Dataplex is a useful tool for automatically collecting and applying complex data quality and discovery rules to individual datasets, lakes, and tables onboarded onto your data ecosystem. Dataplex can perform some very sophisticated discovery actions such as automatically creating BigQuery External Tables or file-sets from your incoming structured or semi-structured data, as long as the data are properly formatted according to Dataplex standards. This metadata is then made searchable within Dataplex according to the pre-defined governance rules.
Publishing reports and visualizations
GCP has tools and methods to safely and securely publish reports and visualizations.
Publishing reports and visualizations
Reports and visualizations can be published by Looker Studio or Looker (Core). Publishing reports and visualizations enables your intended audience to access the data the way you intend the data to be seen and digested. Use highly detailed and sophisticated reports to reflect the economic activity of your organization communicated through your data.
Reports and visualizations breath life into your data and help tell the story of your organization more completely and in a more compelling way than simply words or a spreadsheet can alone.
Analytics Hub
GCP's Analytics Hub is a high performing source for publishing and subscribing to datasources across organizations. It enables data producers to create, share, and profit from valuable data products.
Analytics Hub
Analytics Hub is a powerful and complex data discovery and sharing platform hosted by GCP. It provides a highly integrated security and privacy framework which can be tailored to your organizations security and privacy rules. With Analytics hub you can publish your BigQuery datasets and set rules to enable monetization or public sharing of the datasets.

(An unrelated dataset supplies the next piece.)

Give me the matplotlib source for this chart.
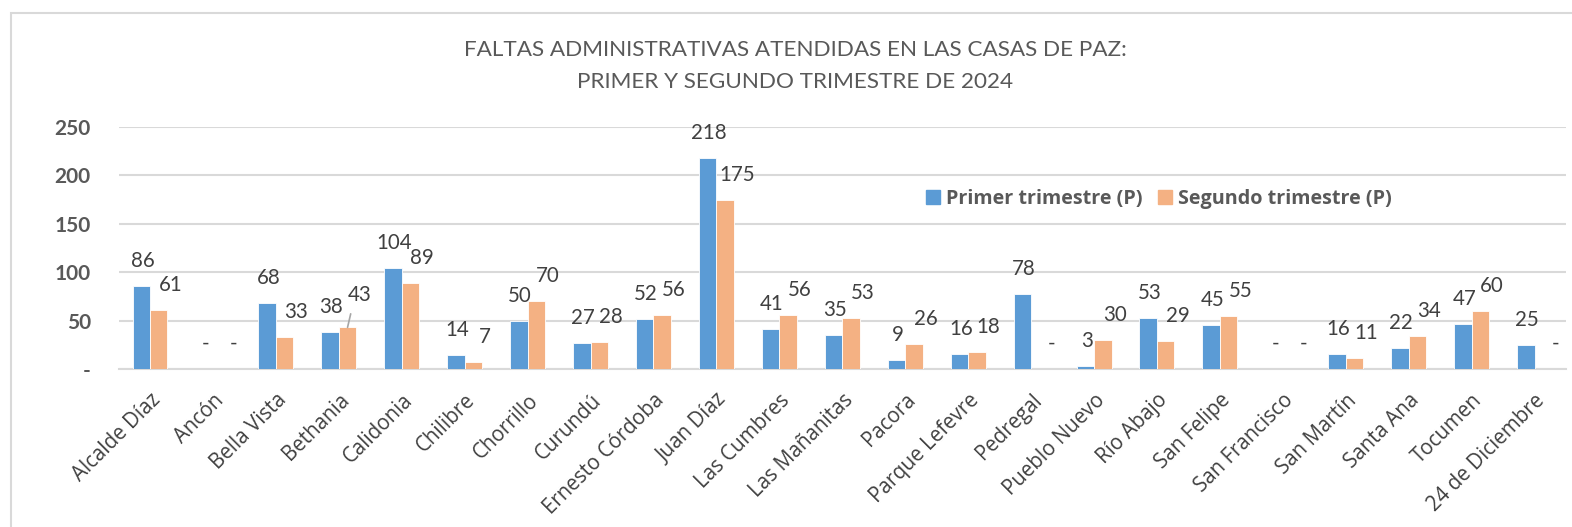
import numpy as np
import matplotlib
matplotlib.use('Agg')
import matplotlib.pyplot as plt
from matplotlib.patches import Rectangle, Patch

# ---------------------------------------------------------------------------
# Data (None = no record, shown as "-")
# ---------------------------------------------------------------------------
corregimientos = ['Alcalde Díaz', 'Ancón', 'Bella Vista', 'Bethania', 'Calidonia',
                  'Chilibre', 'Chorrillo', 'Curundú', 'Ernesto Córdoba', 'Juan Díaz',
                  'Las Cumbres', 'Las Mañanitas', 'Pacora', 'Parque Lefevre',
                  'Pedregal', 'Pueblo Nuevo', 'Río Abajo', 'San Felipe',
                  'San Francisco', 'San Martín', 'Santa Ana', 'Tocumen',
                  '24 de Diciembre']
primer_trim = [86, None, 68, 38, 104, 14, 50, 27, 52, 218, 41, 35, 9, 16,
               78, 3, 53, 45, None, 16, 22, 47, 25]
segundo_trim = [61, None, 33, 43, 89, 7, 70, 28, 56, 175, 56, 53, 26, 18,
                None, 30, 29, 55, None, 11, 34, 60, None]
y_ticks = [0, 50, 100, 150, 200, 250]
y_tick_labels = ['-', '50', '100', '150', '200', '250']

COLOR_P1 = '#5B9BD5'
COLOR_P2 = '#F4B183'
TEXT_DARK = '#404040'
TEXT_GRAY = '#595959'
GRID = '#D9D9D9'

fig = plt.figure(figsize=(15.72, 5.27), dpi=100)
ax = fig.add_axes([0.0754, 0.2998, 0.9208, 0.4592])

# outer chart border (runs off the right/bottom edge like the source)
fig.patches.append(Rectangle((11 / 1572, -0.05), 1.2, 1 - 13 / 527 + 0.05,
                             transform=fig.transFigure, fill=False,
                             edgecolor=GRID, linewidth=1.5))

x = np.arange(len(corregimientos))
w = 0.278
v1 = np.array([np.nan if v is None else v for v in primer_trim], dtype=float)
v2 = np.array([np.nan if v is None else v for v in segundo_trim], dtype=float)

ax.bar(x - w / 2, np.nan_to_num(v1), w, color=COLOR_P1, edgecolor='white',
       linewidth=0.6, zorder=3)
ax.bar(x + w / 2, np.nan_to_num(v2), w, color=COLOR_P2, edgecolor='white',
       linewidth=0.6, zorder=3)

label_font = dict(fontsize=14.8, color=TEXT_DARK, family='Lato',
                  ha='center', va='center')
bethania = corregimientos.index('Bethania')


def add_labels(xs, vals, dx, lifted=()):
    for k, (xi, v) in enumerate(zip(xs, vals)):
        txt = '-' if np.isnan(v) else f'{int(v)}'
        dy = 23.5 if k in lifted else 18
        ax.annotate(txt, (xi, 0 if np.isnan(v) else v),
                    xytext=(dx, dy), textcoords='offset points', **label_font)


add_labels(x - w / 2, v1, 1)
add_labels(x + w / 2, v2, 8.5, lifted=(bethania,))

# Bethania: label pulled up with a leader line
ax.annotate('', (x[bethania] + w / 2, v2[bethania]),
            xytext=(x[bethania] + w / 2 + 0.05, v2[bethania] + 14),
            arrowprops=dict(arrowstyle='-', color='#A6A6A6', lw=1.2,
                            shrinkA=0, shrinkB=0))

ax.set_xlim(-0.5, len(corregimientos) - 0.5)
ax.set_ylim(0, 250)
ax.set_yticks(y_ticks)
ax.set_yticklabels(y_tick_labels, fontsize=15, fontweight='bold',
                   color=TEXT_GRAY, family='Lato')
ax.set_xticks(x)
ax.set_xticklabels(corregimientos, rotation=45, ha='right',
                   rotation_mode='anchor', fontsize=14.8, color=TEXT_DARK,
                   family='Open Sans')
ax.tick_params(axis='both', length=0)
ax.tick_params(axis='y', pad=20)
ax.tick_params(axis='x', pad=15)

ax.grid(axis='y', color=GRID, linewidth=1.5, zorder=0)
for s in ['top', 'right', 'left']:
    ax.spines[s].set_visible(False)
ax.spines['bottom'].set_color(GRID)
ax.spines['bottom'].set_linewidth(1.5)

fig.text(0.5057, 1 - 50 / 527, 'FALTAS ADMINISTRATIVAS ATENDIDAS EN LAS CASAS DE PAZ:',
         ha='center', va='center', fontsize=16.2, color=TEXT_GRAY, family='Lato')
fig.text(0.5057, 1 - 82 / 527, 'PRIMER Y SEGUNDO TRIMESTRE DE 2024',
         ha='center', va='center', fontsize=16.2, color=TEXT_GRAY, family='Lato')

handles = [Patch(color=COLOR_P1, label='Primer trimestre (P)'),
           Patch(color=COLOR_P2, label='Segundo trimestre (P)')]
fig.legend(handles=handles, loc='center left',
           bbox_to_anchor=(912 / 1572, 1 - 199 / 527), ncol=2, frameon=False,
           handlelength=0.7, handleheight=0.7, handletextpad=0.3,
           columnspacing=0.8, borderpad=0.2,
           prop=dict(family='Open Sans', weight='bold', size=14.2),
           labelcolor=TEXT_GRAY)

fig.savefig('out.png', dpi=100)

It is BigQuery's unique serverless architecture which enables the pub/sub model of dataset sharing via Analytics Hub. This capability is unmatched outside of GCP. Use Analytics Hub Data Exchanges to share almost any BigQuery object from datasets to tables to views to ML models. Objects can be shared via private exchanges with limited permission or public exchanges to share your data with the world. Share data with partners to produce powerful cross-synergies and enable conversation.
You can protect source data by creating authorized views. Control Subscriber and Publisher access as the Analytics Hub administrator. Analytics Hub allows sharing read-only access to data resources via Listings, which are searchable entries in Analytics Hub Data Exchanges.